Perhaps, reluctant to call yourself by the new name you just earned. It sounds too good to be you, right?
Deep down, you feel you owe those distinct milestones to mere luck and coincidence.
What you are experiencing is called "impostor syndrome".
Don't be beguiled to brand imposter syndrome as "humility". Humility shouldn't make you feel like a fraud while finally working on your dream job.
You must recognize this mindset and nip it in the bud to avoid feeling like an impostor amidst your accomplishments.
What is Impostor Syndrome?
The English dictionary defines it as "a psychological phenomenon in which a person is unable to internalize his or her accomplishments, remaining convinced that he or she does not deserve any accompanying success."
Sounds familiar, yeah?
When I started as a Copywriter and Content writer, I would shudder when someone read my work and applauded me as a content guru. Me? A content guru? LOL.
With all the glowing commendations, I was scared I might be unable to keep up with writing great content and was merely lucky to have written those first few.
It took a while to get past the fear and admit that I was a brilliant writer and then introduce myself as one. You can also overcome this feeling of self-doubt.
This is how you can get started:
1. Acknowledge the problem and be open
You must acknowledge that there is a problem that needs to be addressed urgently. Trying to suppress the feeling of guilt doesn't stop it from popping up after a while. You shouldn't continue to live in oblivion.

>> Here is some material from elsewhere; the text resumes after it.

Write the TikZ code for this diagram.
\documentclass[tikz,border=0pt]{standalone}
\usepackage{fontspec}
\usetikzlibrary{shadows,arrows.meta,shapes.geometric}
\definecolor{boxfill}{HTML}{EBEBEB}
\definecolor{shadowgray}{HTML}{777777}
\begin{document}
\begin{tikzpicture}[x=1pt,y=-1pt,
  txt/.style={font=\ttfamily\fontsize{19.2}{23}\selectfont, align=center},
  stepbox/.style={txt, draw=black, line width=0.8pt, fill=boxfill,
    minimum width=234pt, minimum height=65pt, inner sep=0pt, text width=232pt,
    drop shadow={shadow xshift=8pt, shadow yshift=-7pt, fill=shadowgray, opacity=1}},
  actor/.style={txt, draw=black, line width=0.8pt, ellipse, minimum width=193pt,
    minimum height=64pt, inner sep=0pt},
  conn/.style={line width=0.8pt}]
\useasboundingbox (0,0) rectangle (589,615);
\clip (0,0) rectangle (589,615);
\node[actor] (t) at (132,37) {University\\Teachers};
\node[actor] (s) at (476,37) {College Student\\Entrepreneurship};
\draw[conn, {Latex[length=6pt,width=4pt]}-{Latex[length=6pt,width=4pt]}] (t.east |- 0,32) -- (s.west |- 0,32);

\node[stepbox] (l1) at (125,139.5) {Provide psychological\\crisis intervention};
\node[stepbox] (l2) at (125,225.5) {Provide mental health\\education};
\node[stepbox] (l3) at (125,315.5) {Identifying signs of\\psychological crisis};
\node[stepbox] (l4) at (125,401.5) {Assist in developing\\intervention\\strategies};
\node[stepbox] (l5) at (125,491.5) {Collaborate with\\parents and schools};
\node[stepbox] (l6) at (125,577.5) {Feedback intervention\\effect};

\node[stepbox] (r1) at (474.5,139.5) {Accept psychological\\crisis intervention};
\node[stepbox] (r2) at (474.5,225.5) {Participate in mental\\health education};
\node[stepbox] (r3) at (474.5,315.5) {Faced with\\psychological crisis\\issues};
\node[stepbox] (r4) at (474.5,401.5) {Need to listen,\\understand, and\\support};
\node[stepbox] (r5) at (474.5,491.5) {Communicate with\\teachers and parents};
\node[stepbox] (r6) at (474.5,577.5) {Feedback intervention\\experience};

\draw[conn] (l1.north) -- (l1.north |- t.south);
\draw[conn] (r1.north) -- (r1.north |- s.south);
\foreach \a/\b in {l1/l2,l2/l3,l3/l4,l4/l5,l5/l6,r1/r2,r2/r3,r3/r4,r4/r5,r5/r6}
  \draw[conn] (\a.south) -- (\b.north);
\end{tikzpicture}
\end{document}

While applying for that job, you bragged about many things you had little knowledge of during the tete-a-tete. Yeah, I was there.
Now, you finally have the job of your dreams, but you feel a little uncomfortable because you don't think you deserve the job.

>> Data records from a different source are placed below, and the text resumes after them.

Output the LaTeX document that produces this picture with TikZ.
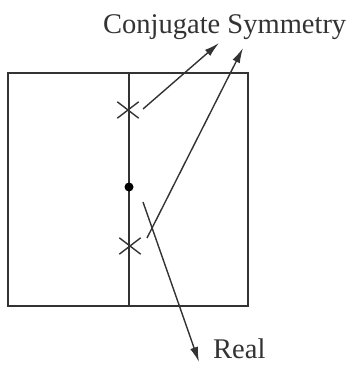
\documentclass[tikz,border=0pt]{standalone}
\usepackage{fontspec}
\setmainfont{Liberation Serif}
\usetikzlibrary{arrows.meta,shapes.misc}
\tikzset{
    pole/.style={cross out, draw, minimum width=20pt, minimum height=15pt, inner sep=0pt, line width=1.4pt},
    lbl/.style={font=\fontsize{28.5}{32}\selectfont, inner sep=0pt, anchor=base west},
    pointer/.style={-{Latex[length=15pt,width=8pt]}, line width=1.4pt}
}
\begin{document}
\begin{tikzpicture}[x=1pt, y=-1pt, color=black!80]
    \useasboundingbox (0, 0) rectangle (352, 367);
    \draw[line width=1.6pt] (8, 73) rectangle (248, 306);
    \draw[line width=1.6pt] (129, 73) -- (129, 306);
    \node[pole] (upper) at (128, 110) {};
    \node[pole] (lower) at (130, 246) {};
    \fill[black] (129, 187) circle (4.5pt);
    \node[lbl] (conj) at (103, 33) {Conjugate Symmetry};
    \node[lbl] (real) at (213, 358) {Real};
    \coordinate (upfrom) at (143, 109);
    \coordinate (lowfrom) at (147, 238);
    \coordinate (realfrom) at (143, 202);
    \coordinate (uptip) at (219, 43);
    \coordinate (lowtip) at (243, 48);
    \coordinate (realtip) at (199, 362);
    \draw[pointer] (upfrom) -- (uptip);
    \draw[pointer] (lowfrom) -- (lowtip);
    \draw[pointer] (realfrom) -- (realtip);
\end{tikzpicture}
\end{document}
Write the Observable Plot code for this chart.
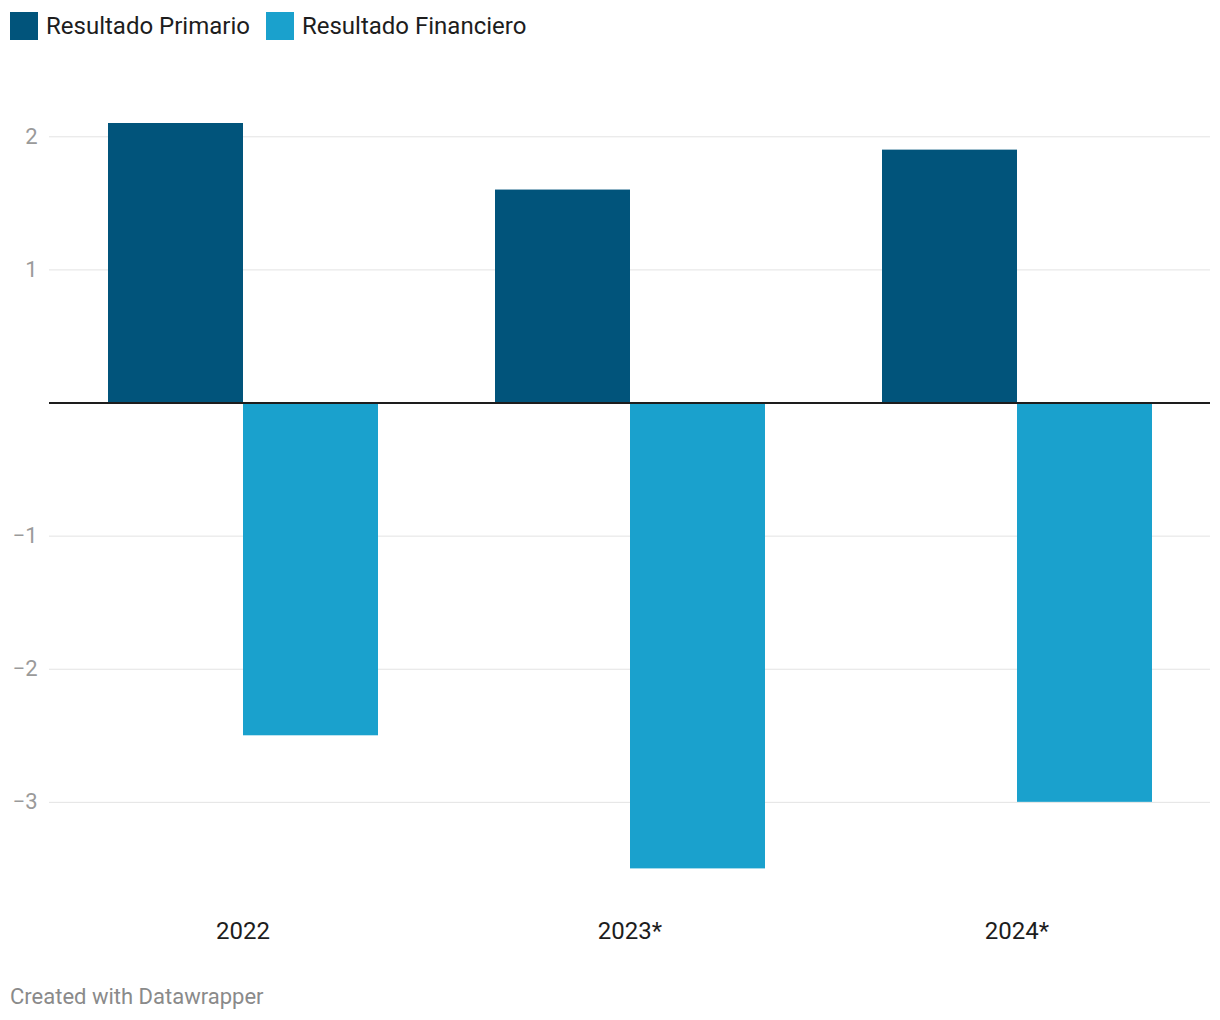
<!DOCTYPE html>
<html>
<head>
<meta charset="utf-8">
<script src="https://cdn.jsdelivr.net/npm/d3@7"></script>
<script src="https://cdn.jsdelivr.net/npm/@observablehq/plot@0.6"></script>
<style>
  body { margin: 0; background: #fff; font-family: Roboto, "Noto Sans", sans-serif; }
  #wrap { position: relative; width: 1220px; height: 1020px; }
  #legend { position: absolute; top: 12px; left: 10px; display: flex; align-items: center; font-size: 24px; color: #1d1d1d; }
  .item { display: flex; align-items: center; margin-right: 16px; height: 28px; }
  .sw { width: 28px; height: 28px; margin-right: 8px; }
  #footer { position: absolute; left: 10px; top: 984px; font-size: 22px; color: #8a8a8a; }
  #chart { position: absolute; top: 0; left: 0; }
</style>
</head>
<body>
<div id="wrap">
  <div id="chart"></div>
  <div id="legend"></div>
  <div id="footer">Created with Datawrapper</div>
</div>
<script>
const years = ["2022", "2023*", "2024*"];
const series = ["Resultado Primario", "Resultado Financiero"];
const primario = [2.1, 1.6, 1.9];
const financiero = [-2.5, -3.5, -3.0];
const colors = ["#01547b", "#1aa1cd"];
const yTicks = [-3, -2, -1, 1, 2];

const data = [];
years.forEach((y, i) => {
  data.push({year: y, series: series[0], value: primario[i]});
  data.push({year: y, series: series[1], value: financiero[i]});
});

const legend = document.getElementById("legend");
series.forEach((s, i) => {
  const it = document.createElement("div");
  it.className = "item";
  it.innerHTML = `<div class="sw" style="background:${colors[i]}"></div><span>${s}</span>`;
  legend.appendChild(it);
});

const fmt = d => (d < 0 ? "\u2212" + Math.abs(d) : String(d));

const chart = Plot.plot({
  width: 1220,
  height: 960,
  marginLeft: 49,
  marginRight: 10,
  marginTop: 123,
  marginBottom: 91.6,
  style: {fontFamily: "Roboto, sans-serif", background: "transparent"},
  fx: {domain: years, padding: 0, label: null},
  x: {domain: series, paddingInner: 0, paddingOuter: 0.425, axis: null},
  y: {domain: [-3.5, 2.1], label: null},
  color: {domain: series, range: colors},
  marks: [
    Plot.gridY(yTicks, {stroke: "#e3e3e3", strokeOpacity: 1, strokeWidth: 1}),
    Plot.axisY(yTicks, {tickSize: 0, tickPadding: 12, fontSize: 22, color: "#9a9a9a", label: null, tickFormat: fmt}),
    Plot.barY(data, {fx: "year", x: "series", y: "value", fill: "series"}),
    Plot.ruleY([0], {stroke: "#1d1d1d", strokeWidth: 2}),
    Plot.axisFx({anchor: "bottom", tickSize: 0, tickPadding: 53, fontSize: 24, color: "#1d1d1d", label: null})
  ]
});
document.getElementById("chart").appendChild(chart);
</script>
</body>
</html>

Instead of acting like a fraud that crawled their way in, it's better to speak to someone about it immediately.
Let it out of your chest. You would be shocked to hear the person share a similar story.
2. Change your mindset
Motivational talks and affirmations may not be your thing, but a little of that will go a long way to help you. You need to talk yourself out of this impostor mindset. With a mindset of self-doubt and fear, you might lose your job early.

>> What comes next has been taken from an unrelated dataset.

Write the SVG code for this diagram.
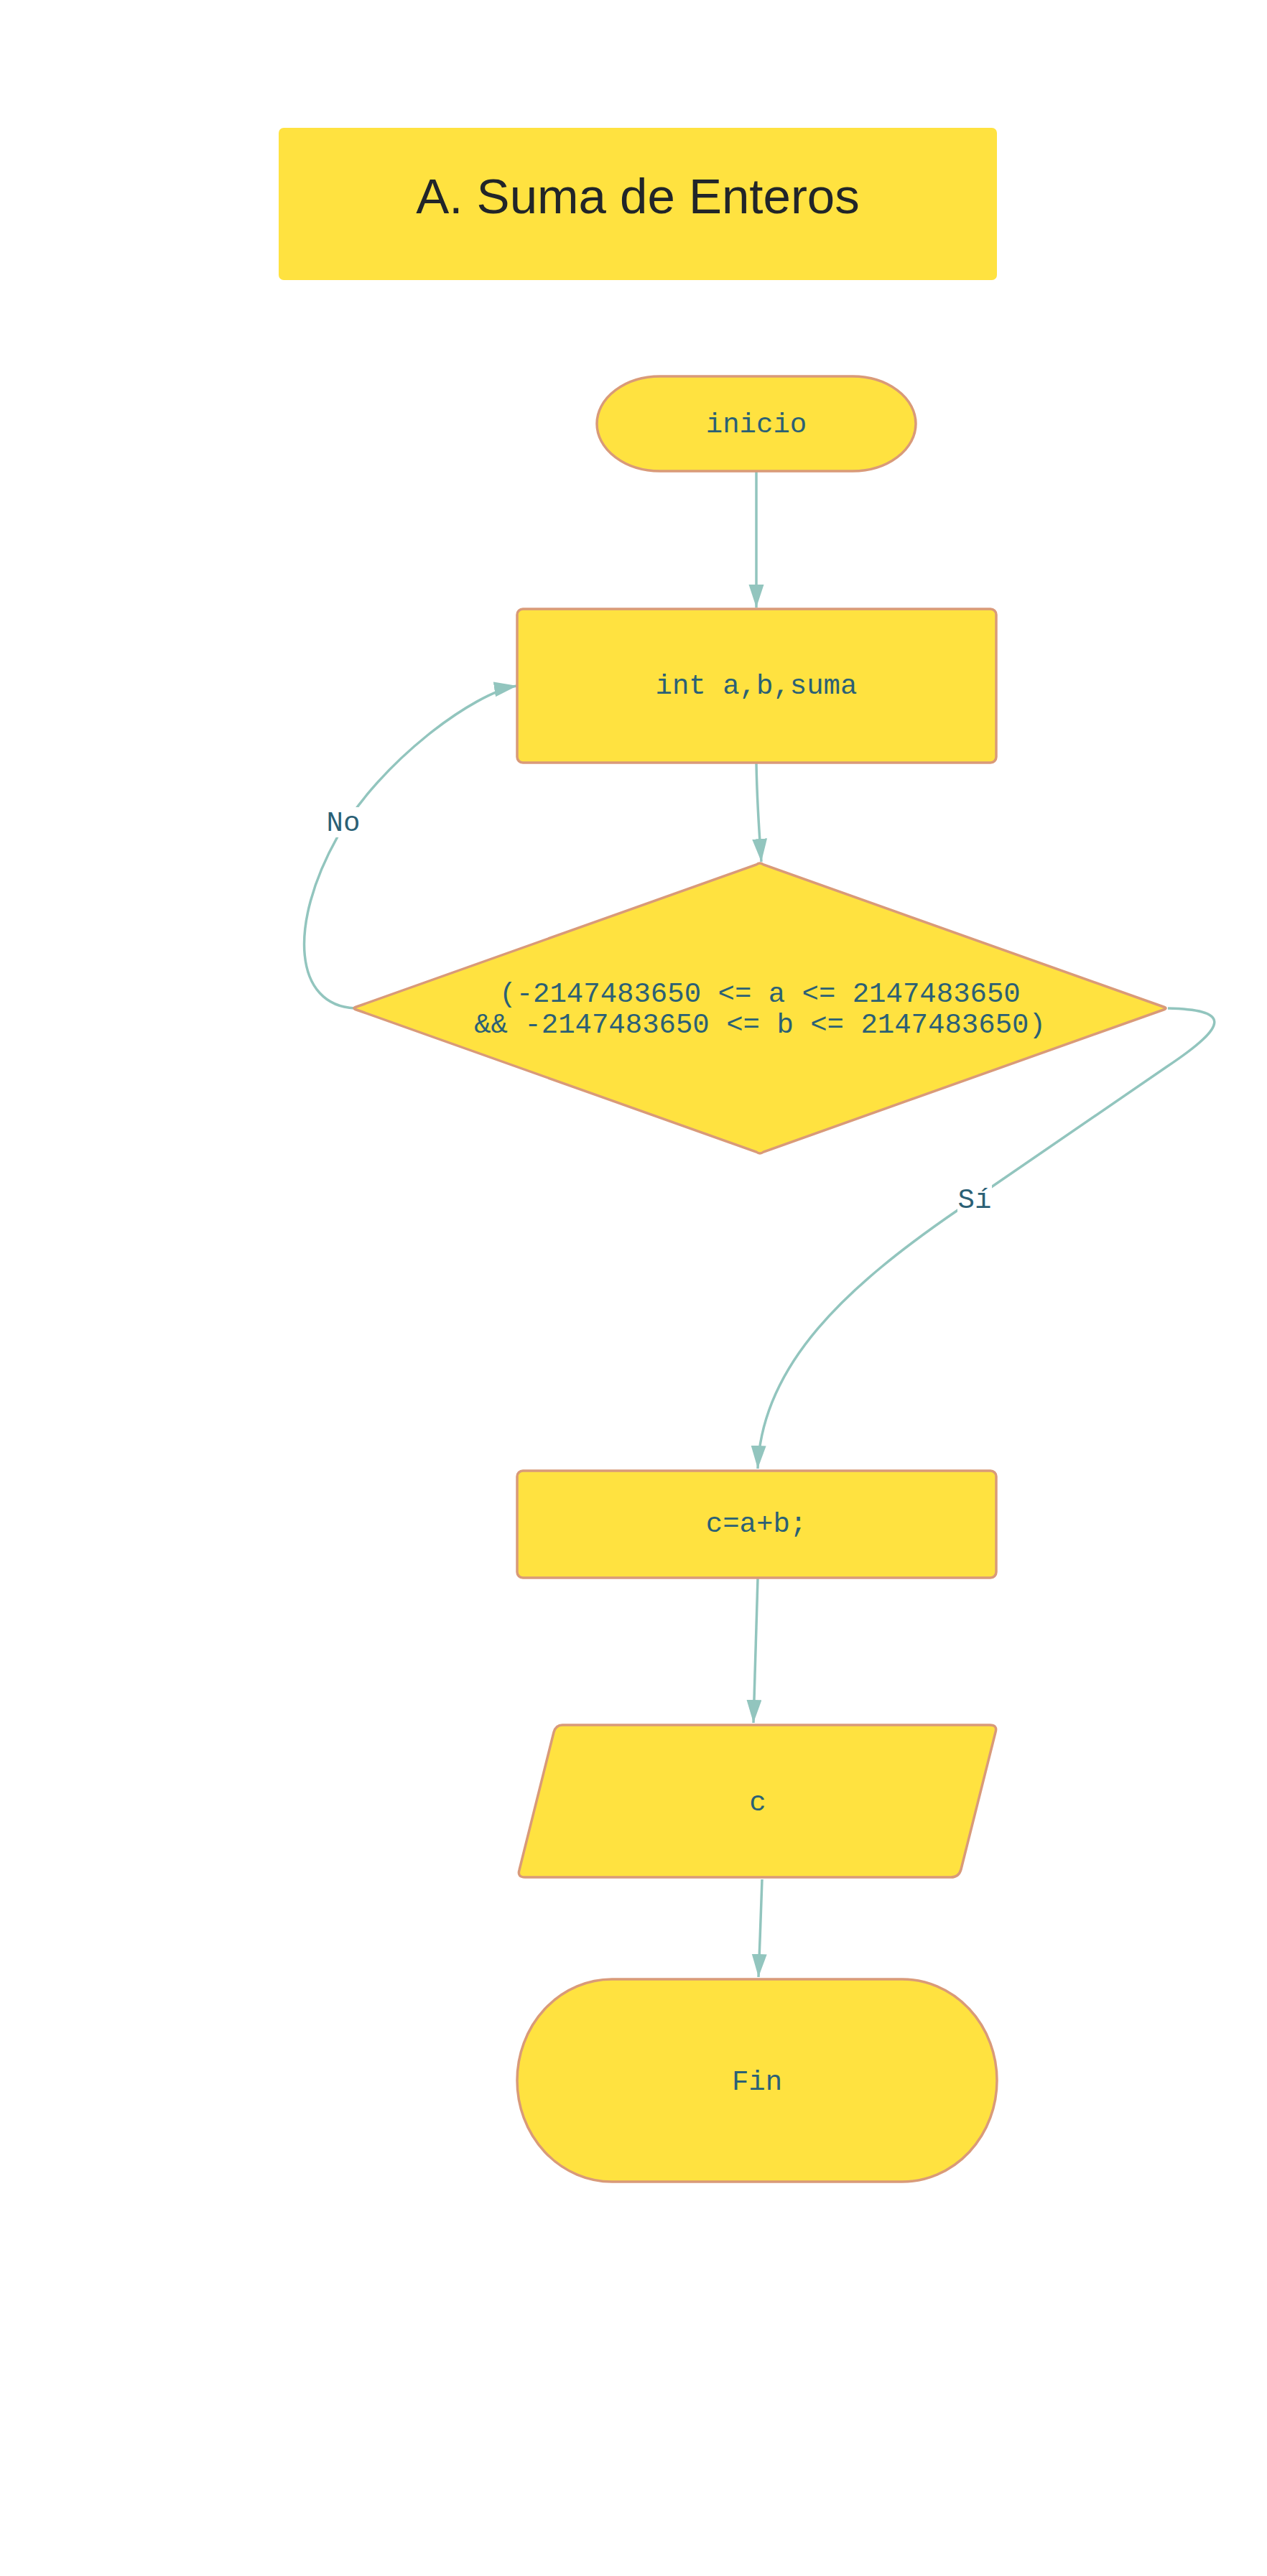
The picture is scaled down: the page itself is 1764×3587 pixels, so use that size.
<svg xmlns="http://www.w3.org/2000/svg" width="1764" height="3587" viewBox="0 0 1764 3587">
<style>
.node{fill:#FFE240;stroke:#D99A79;stroke-width:3.5}
.t{font-family:"Liberation Mono","DejaVu Sans Mono",monospace;font-size:39px;fill:#2B6075;text-anchor:middle}
.edge{fill:none;stroke:#92C5BE;stroke-width:3.5}
.lbg{fill:#FFFFFF}
</style>
<defs>
<marker id="arr" markerUnits="userSpaceOnUse" markerWidth="34" markerHeight="22" refX="32" refY="10.5" orient="auto">
<path d="M0,0 L32,10.5 L0,21 z" fill="#92C5BE"/>
</marker>
</defs>
<rect width="1764" height="3587" fill="#FFFFFF"/>
<g id="title">
<rect x="388" y="178" width="1000" height="212" rx="7" fill="#FFE240"/>
<text x="888" y="297" font-family="'Liberation Sans',Arial,sans-serif" font-size="69" fill="#212529" text-anchor="middle">A. Suma de Enteros</text>
</g>
<g id="connectors">
<path class="edge" d="M1053,657 L1053,846" marker-end="url(#arr)"/>
<path class="edge" d="M1053,1063 C1054,1120 1057,1160 1060,1200" marker-end="url(#arr)"/>
<path class="edge" d="M494,1404 C410,1400 400,1290 470,1165 C530,1060 660,964 720,955" marker-end="url(#arr)"/>
<path class="edge" d="M1626,1404 C1710,1406 1715,1425 1625,1485 L1335,1684 C1180,1790 1060,1900 1055,2045" marker-end="url(#arr)"/>
<path class="edge" d="M1055,2198 L1049,2399" marker-end="url(#arr)"/>
<path class="edge" d="M1061,2617 C1059,2680 1058,2700 1056,2753" marker-end="url(#arr)"/>
<rect class="lbg" x="455" y="1124" width="46" height="42"/>
<text class="t" x="478" y="1157">No</text>
<rect class="lbg" x="1333" y="1648" width="48" height="40"/>
<text class="t" x="1357" y="1682">Sí</text>
</g>
<g id="inicio">
<rect class="node" x="831" y="524" width="444" height="132" rx="88" ry="66"/>
<text class="t" x="1053" y="602">inicio</text>
</g>
<g id="declare">
<rect class="node" x="720" y="848" width="667" height="214" rx="8"/>
<text class="t" x="1053" y="966">int a,b,suma</text>
</g>
<g id="decision">
<path class="node" d="M1053,1204 Q1058,1200 1063,1204 L1620,1402 Q1626,1404 1620,1406 L1063,1604 Q1058,1608 1053,1604 L496,1406 Q490,1404 496,1402 Z"/>
<text class="t" x="1058" y="1395">(-2147483650 &lt;= a &lt;= 2147483650</text>
<text class="t" x="1058" y="1438">&amp;&amp; -2147483650 &lt;= b &lt;= 2147483650)</text>
</g>
<g id="suma">
<rect class="node" x="720" y="2048" width="667" height="149" rx="8"/>
<text class="t" x="1053" y="2133">c=a+b;</text>
</g>
<g id="output">
<path class="node" d="M783,2402 L1378,2402 Q1389,2402 1386,2412 L1338,2603 Q1335,2614 1324,2614 L731,2614 Q720,2614 723,2604 L771,2412 Q774,2402 783,2402 Z"/>
<text class="t" x="1055" y="2521">c</text>
</g>
<g id="fin">
<rect class="node" x="720" y="2756" width="668" height="282" rx="132" ry="141"/>
<text class="t" x="1054" y="2910">Fin</text>
</g>
</svg>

What transpires in your mind has a way of determining your physical outlook, deposition and energy level. Start to see yourself worthy of your accomplishments. Own it. That was you, you did that great thing, and it wasn't a lottery you won.
3. Avoid the trap of comparison
Comparison is a trap you should avoid. When you pay more attention to yourself, you will not only be more grateful, you'll see yourself in a better light. You are not your friend. Their failure at something doesn't mean your failure is an event about to unfold. In all, don't compare in any form. Be you and save a little grace for yourself.
There will always be room for improvement. Not making efforts to improve your skill level would eventually make you feel like an impostor.
Meanwhile, if you continue to master your craft with a positive mindset, you won’t be prey to impostor syndrome. The key is a positive mindset that doesn’t think inferior of its accomplishments.
Impostor syndrome is not insurmountable. It can be a thing of the past if you are ready to lead yourself the way you ought to.
I can't wait to hear how you dealt with it.